For those of you who are unaware, Dexter details the ongoing drama of one, Dexter Morgan (played by the ever shaggable , Michael C Hall) a crime-scene-blood-spatter-analyst for the Miami police department by day, and an avenging serial killer by night. Along for the ride are Dexter's co-workers, his step sister and his girl friend; none of whom have any idea that the somewhat detached young man can slice and dice a victim and still be on time to meet up with his bowling team ... oh sure, last season someone got close to blowing our boy's cover, but, well, Dexter took care of that problem.
This is a great show, and if you have not seen it, give it a look-see (I am pretty sure that the last two seasons are available via Netflix.
Of course, Sunday nights are also when HBO runs it's Southern Gothic-vampire-sex-drenched-soap opera, True Blood.
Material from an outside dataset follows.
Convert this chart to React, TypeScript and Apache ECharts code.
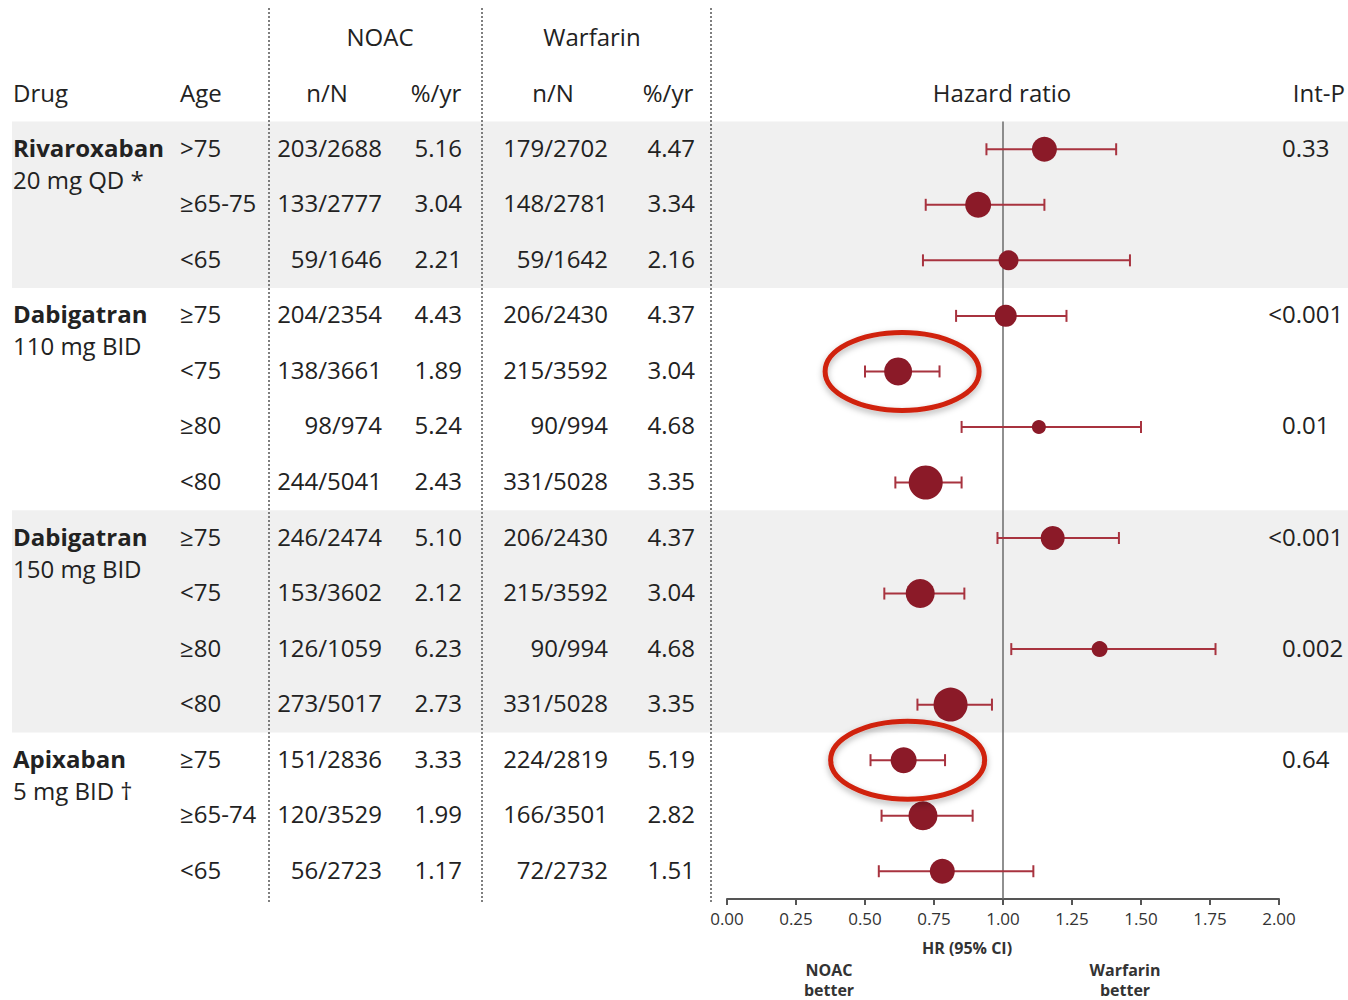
import React, { useEffect, useRef } from "react";
import * as echarts from "echarts";

// ---------- data ----------
const drugNames = ["Rivaroxaban", "Dabigatran", "Dabigatran", "Apixaban"];
const drugDoses = ["20 mg QD *", "110 mg BID", "150 mg BID", "5 mg BID †"];
const groupSizes = [3, 4, 4, 3];
const shadedGroups = [true, false, true, false];

const ages = [">75", "≥65-75", "<65", "≥75", "<75", "≥80", "<80", "≥75", "<75", "≥80", "<80", "≥75", "≥65-74", "<65"];
const noacEvents = ["203/2688", "133/2777", "59/1646", "204/2354", "138/3661", "98/974", "244/5041", "246/2474", "153/3602", "126/1059", "273/5017", "151/2836", "120/3529", "56/2723"];
const noacRates = ["5.16", "3.04", "2.21", "4.43", "1.89", "5.24", "2.43", "5.10", "2.12", "6.23", "2.73", "3.33", "1.99", "1.17"];
const warfEvents = ["179/2702", "148/2781", "59/1642", "206/2430", "215/3592", "90/994", "331/5028", "206/2430", "215/3592", "90/994", "331/5028", "224/2819", "166/3501", "72/2732"];
const warfRates = ["4.47", "3.34", "2.16", "4.37", "3.04", "4.68", "3.35", "4.37", "3.04", "4.68", "3.35", "5.19", "2.82", "1.51"];
const interactionP = ["0.33", "", "", "<0.001", "", "0.01", "", "<0.001", "", "0.002", "", "0.64", "", ""];

const hazardRatio = [1.15, 0.91, 1.02, 1.01, 0.62, 1.13, 0.72, 1.18, 0.70, 1.35, 0.81, 0.64, 0.71, 0.78];
const ciLow = [0.94, 0.72, 0.71, 0.83, 0.50, 0.85, 0.61, 0.98, 0.57, 1.03, 0.69, 0.52, 0.56, 0.55];
const ciHigh = [1.41, 1.15, 1.46, 1.23, 0.77, 1.50, 0.85, 1.42, 0.86, 1.77, 0.96, 0.79, 0.89, 1.11];
const markerSize = [25, 26, 20, 22, 28, 14, 34, 24, 29, 16, 34, 26, 29, 25];
const highlightedRows = [4, 11];

const xTickValues = [0, 0.25, 0.5, 0.75, 1, 1.25, 1.5, 1.75, 2];

// ---------- style ----------
const FONT = "Open Sans";
const TXT = "#222";
const DOT_RED = "#8b1a28";
const BAR_RED = "#a8333f";

export default function App() {
  const ref = useRef<HTMLDivElement>(null);

  useEffect(() => {
    document.body.style.margin = "0";
    const chart = echarts.init(ref.current!, null, { renderer: "svg" });
    const rowIdx = ages.map((_, i) => String(i));

    chart.setOption({
      animation: false,
      grid: { left: 727, right: 69, top: 121.5, bottom: 101 },
      xAxis: {
        type: "value",
        min: xTickValues[0],
        max: xTickValues[xTickValues.length - 1],
        interval: 0.25,
        splitLine: { show: false },
        axisLine: { show: true, lineStyle: { color: "#555", width: 2 } },
        axisTick: { show: true, length: 6, lineStyle: { color: "#555", width: 2 } },
        axisLabel: {
          formatter: (v: number) => v.toFixed(2),
          fontFamily: FONT,
          fontSize: 17,
          color: "#333",
          margin: 11,
          letterSpacing: -1,
        },
      },
      yAxis: {
        type: "category",
        data: rowIdx,
        inverse: true,
        show: false,
      },
      series: [
        {
          type: "custom",
          name: "ci",
          encode: { x: [0, 1], y: 2 },
          data: ciLow.map((l, i) => [l, ciHigh[i], i]),
          z: 3,
          renderItem: (params: any, api: any) => {
            const a = api.coord([api.value(0), api.value(2)]);
            const b = api.coord([api.value(1), api.value(2)]);
            const st = { stroke: BAR_RED, lineWidth: 2 };
            return {
              type: "group",
              children: [
                { type: "line", shape: { x1: a[0], y1: a[1], x2: b[0], y2: b[1] }, style: st },
                { type: "line", shape: { x1: a[0], y1: a[1] - 6, x2: a[0], y2: a[1] + 6 }, style: st },
                { type: "line", shape: { x1: b[0], y1: b[1] - 6, x2: b[0], y2: b[1] + 6 }, style: st },
              ],
            };
          },
        },
        {
          type: "scatter",
          name: "hr",
          z: 4,
          data: hazardRatio.map((v, i) => ({ value: [v, i], symbolSize: markerSize[i] })),
          itemStyle: { color: DOT_RED, opacity: 1 },
          markLine: {
            silent: true,
            symbol: "none",
            label: { show: false },
            lineStyle: { color: "#6b6b6b", width: 1.5, type: "solid" },
            data: [{ xAxis: 1 }],
            z: 1,
          },
        },
      ],
    });

    // compute pixel positions via axes
    const rowY = (i: number) => chart.convertToPixel({ yAxisIndex: 0 }, i) as number;
    const band = rowY(1) - rowY(0);
    const TY = -2; // text baseline nudge
    const graphics: any[] = [];

    // shaded bands
    let start = 0;
    groupSizes.forEach((n, g) => {
      if (shadedGroups[g]) {
        const y0 = rowY(start) - band / 2;
        const y1 = rowY(start + n - 1) + band / 2;
        graphics.push({
          type: "rect",
          z: -10,
          shape: { x: 12, y: y0, width: 1336, height: y1 - y0 },
          style: { fill: "#f0f0f0" },
          silent: true,
        });
      }
      const yy = rowY(start) + TY;
      graphics.push({
        type: "text",
        x: 13,
        y: yy,
        style: { text: drugNames[g], font: `bold 24px "${FONT}"`, fill: TXT, align: "left", verticalAlign: "middle" },
      });
      graphics.push({
        type: "text",
        x: 13,
        y: yy + 32,
        style: { text: drugDoses[g], font: `24px "${FONT}"`, fill: TXT, align: "left", verticalAlign: "middle" },
      });
      start += n;
    });

    const txt = (text: string, x: number, y: number, align: string, extra: any = {}) => ({
      type: "text",
      x,
      y,
      z: 10,
      style: { text, font: `24px "${FONT}"`, fill: TXT, align, verticalAlign: "middle", ...extra },
    });

    // table rows
    ages.forEach((a, i) => {
      const y = rowY(i) + TY;
      graphics.push(txt(a, 180, y, "left"));
      graphics.push(txt(noacEvents[i], 382, y, "right"));
      graphics.push(txt(noacRates[i], 462, y, "right"));
      graphics.push(txt(warfEvents[i], 608, y, "right"));
      graphics.push(txt(warfRates[i], 695, y, "right"));
      const p = interactionP[i];
      if (p) {
        if (p.startsWith("<")) {
          graphics.push(txt("<", 1282, y, "right"));
          graphics.push(txt(p.slice(1), 1282, y, "left"));
        } else {
          graphics.push(txt(p, 1282, y, "left"));
        }
      }
    });

    // headers
    graphics.push(txt("NOAC", 380, 36, "center"));
    graphics.push(txt("Warfarin", 592, 36, "center"));
    graphics.push(txt("Drug", 13, 92, "left"));
    graphics.push(txt("Age", 180, 92, "left"));
    graphics.push(txt("n/N", 327, 92, "center"));
    graphics.push(txt("%/yr", 436, 92, "center"));
    graphics.push(txt("n/N", 553, 92, "center"));
    graphics.push(txt("%/yr", 668, 92, "center"));
    graphics.push(txt("Hazard ratio", 1002, 92, "center"));
    graphics.push(txt("Int-P", 1345, 92, "right"));

    // dotted separators
    [269, 482, 711].forEach((x) => {
      graphics.push({
        type: "line",
        z: 5,
        shape: { x1: x, y1: 8, x2: x, y2: 903 },
        style: { stroke: "#555", lineWidth: 1.5, lineDash: [2, 2] },
        silent: true,
      });
    });

    // axis captions
    const bold16 = `bold 16px "${FONT}"`;
    graphics.push(txt("HR (95% CI)", 967, 948, "center", { font: bold16, fill: "#333" }));
    graphics.push(txt("NOAC\nbetter", 829, 980, "center", { font: bold16, fill: "#333", lineHeight: 20 }));
    graphics.push(txt("Warfarin\nbetter", 1125, 980, "center", { font: bold16, fill: "#333", lineHeight: 20 }));

    // highlight ellipses
    highlightedRows.forEach((r) => {
      const pt = chart.convertToPixel({ gridIndex: 0 }, [hazardRatio[r], r]) as number[];
      graphics.push({
        type: "ellipse",
        z: 20,
        shape: { cx: pt[0] + 4, cy: pt[1], rx: 77, ry: 39 },
        style: {
          fill: "none",
          stroke: "#d0210f",
          lineWidth: 5,
          shadowBlur: 6,
          shadowColor: "rgba(0,0,0,0.3)",
          shadowOffsetY: 3,
        },
        silent: true,
      });
    });

    chart.setOption({ graphic: graphics });

    return () => chart.dispose();
  }, []);

  return <div ref={ref} style={{ width: 1348, height: 1000 }} />;
}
Besides being fast moving, well acted, and bloody good fun, True Blood never skimps on giving its viewers lots and lots of mostly nekid male flesh to gaze upon (God bless you, Alan Ball). And it seems that in every episode co-star, Ryan Kwanten is obliged to show up shirtless for at least one scene, and bare-assed for another. And if the sight of Kwanten' bod ain't enough, there are usually some hot male vamps and various others showing off their goods (oh and yes, there is some female nudity if that's what your into). I was especially fond of last weeks episode in which a male vampire kept a young hottie in denim shorts around as a sort of human juice box... (also, sharp eyed viewers last week caught an hysterical send up of Miss Jan Crouch as an added camp value bonus!).
I guess my DVR is going to get a hell of workout tonight, you see, besides these two shows, Mad Men and Californication are also on ... and I could not face the world if I missed my weekly dose of Don Drapper (Jon Hamm) and Hank Moody (my fave sex addict, David Duchovny).